TASK TO COMPLETE: Write out the listing, please, but only from its first line through the line containing "const fmt = (n: number)", exactly as given and without pictures.

DATASET EXCERPT:
====

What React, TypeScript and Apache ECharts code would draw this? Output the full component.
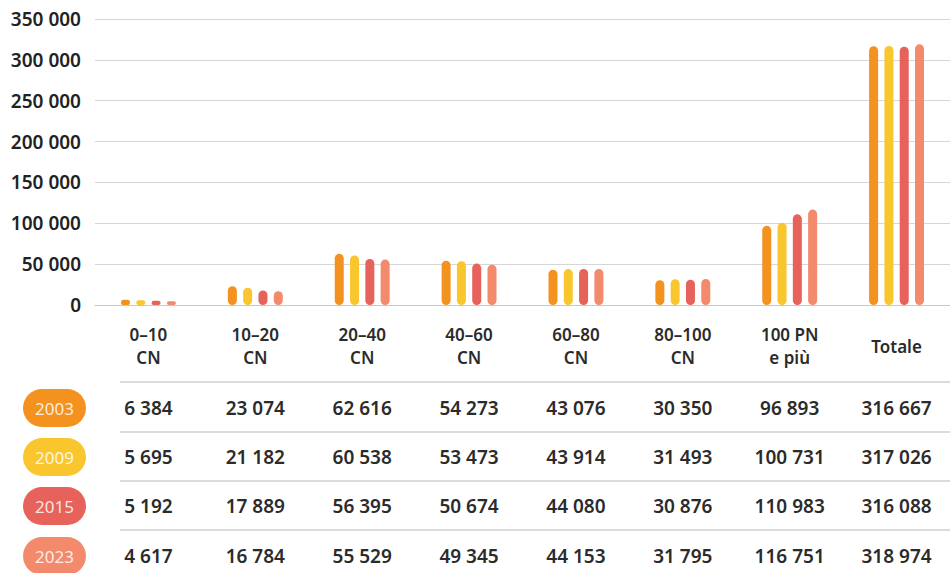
import React, { useEffect, useRef } from "react";
import * as echarts from "echarts";

const categories = ["0–10\nCN", "10–20\nCN", "20–40\nCN", "40–60\nCN", "60–80\nCN", "80–100\nCN", "100 PN\ne più", "Totale"];
const years = ["2003", "2009", "2015", "2023"];
const v2003 = [6384, 23074, 62616, 54273, 43076, 30350, 96893, 316667];
const v2009 = [5695, 21182, 60538, 53473, 43914, 31493, 100731, 317026];
const v2015 = [5192, 17889, 56395, 50674, 44080, 30876, 110983, 316088];
const v2023 = [4617, 16784, 55529, 49345, 44153, 31795, 116751, 318974];
const yTicks = [0, 50000, 100000, 150000, 200000, 250000, 300000, 350000];

const seriesValues = [v2003, v2009, v2015, v2023];
const colors = ["#F49220", "#F9C62E", "#E6625A", "#F38A6C"];
const FONT = "'Noto Sans', sans-serif";
const rowY = [408, 457, 506, 556];
const sepY = [382, 432, 481, 530];
const AXIS_Y = 305;

const fmt = (n: number) => String(n).replace(/\B(?=(\d{3})+(?!\d))/g, " ");

export default function App() {
  const ref = useRef<HTMLDivElement>(null);
  useEffect(() => {
    document.body.style.margin = "0";
    const chart = echarts.init(ref.current!, null, { renderer: "svg" });
    const rowAxes = seriesValues.map((vals, k) => ({
      type: "category" as const,
      data: categories,
      gridIndex: 0,
      position: "bottom" as const,
      offset: rowY[k] - AXIS_Y,
      axisLine: { show: false },
      axisTick: { show: false },
      splitLine: { show: false },
      axisLabel: {
        interval: 0,
        margin: 0,
        verticalAlign: "middle" as const,
        fontFamily: FONT,
        fontWeight: 600,
        fontSize: 19,
        color: "#2b2b2b",
        formatter: (_v: string, i: number) => fmt(vals[i]),
      },
    }));
    chart.setOption({
      animation: false,
      grid: { left: 95, top: 19, width: 866, height: AXIS_Y - 19 },
      xAxis: [
        {
          type: "category",
          data: categories,
          axisLine: { show: true, lineStyle: { color: "#c8c8c8", width: 1 } },
          axisTick: { show: false },
          axisLabel: {
            interval: 0,
            margin: 41,
            verticalAlign: "middle",
            lineHeight: 23,
            fontFamily: FONT,
            fontWeight: 600,
            fontSize: 17,
            color: "#2b2b2b",
          },
        },
        ...rowAxes,
      ],
      yAxis: {
        type: "value",
        min: 0,
        max: 350000,
        interval: 50000,
        axisLine: { show: false },
        axisTick: { show: false },
        splitLine: { lineStyle: { color: "#d6d6d6", width: 1 } },
        axisLabel: {
          margin: 14,
          fontFamily: FONT,
          fontWeight: 600,
          fontSize: 19,
          color: "#222",
          formatter: (v: number) => (yTicks.includes(v) ? fmt(v) : ""),
        },
      },
      series: seriesValues.map((vals, k) => ({
        type: "bar",
        name: years[k],
        data: vals,
        xAxisIndex: 0,
        barWidth: 9,
        barGap: "70%",
        itemStyle: { color: colors[k], borderRadius: 4.5 },
      })),
      graphic: [
        ...sepY.map((y) => ({
          type: "line",
          shape: { x1: 120, y1: y, x2: 950, y2: y },
          style: { stroke: "#cfcfcf", lineWidth: 1.5 },
          silent: true,
        })),
        ...years.map((yr, k) => ({
          type: "group",
          x: 23,
          y: rowY[k] - 19,
          children: [
            {
              type: "rect",
              shape: { x: 0, y: 0, width: 63, height: 38, r: 19 },
              style: { fill: colors[k] },
            },
            {
              type: "text",
              x: 31.5,
              y: 19,
              style: {
                text: yr,
                align: "center",
                verticalAlign: "middle",
                fill: "rgba(255,255,255,0.85)",
                fontFamily: FONT,
                fontWeight: 400,
                fontSize: 17,
              },
            },
          ],
        })),
      ],
    });
    return () => chart.dispose();
  }, []);
  return <div ref={ref} style={{ width: 950, height: 573 }} />;
}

====

REPLY:
What React, TypeScript and Apache ECharts code would draw this? Output the full component.
import React, { useEffect, useRef } from "react";
import * as echarts from "echarts";

const categories = ["0–10\nCN", "10–20\nCN", "20–40\nCN", "40–60\nCN", "60–80\nCN", "80–100\nCN", "100 PN\ne più", "Totale"];
const years = ["2003", "2009", "2015", "2023"];
const v2003 = [6384, 23074, 62616, 54273, 43076, 30350, 96893, 316667];
const v2009 = [5695, 21182, 60538, 53473, 43914, 31493, 100731, 317026];
const v2015 = [5192, 17889, 56395, 50674, 44080, 30876, 110983, 316088];
const v2023 = [4617, 16784, 55529, 49345, 44153, 31795, 116751, 318974];
const yTicks = [0, 50000, 100000, 150000, 200000, 250000, 300000, 350000];

const seriesValues = [v2003, v2009, v2015, v2023];
const colors = ["#F49220", "#F9C62E", "#E6625A", "#F38A6C"];
const FONT = "'Noto Sans', sans-serif";
const rowY = [408, 457, 506, 556];
const sepY = [382, 432, 481, 530];
const AXIS_Y = 305;

const fmt = (n: number) => String(n).replace(/\B(?=(\d{3})+(?!\d))/g, " ");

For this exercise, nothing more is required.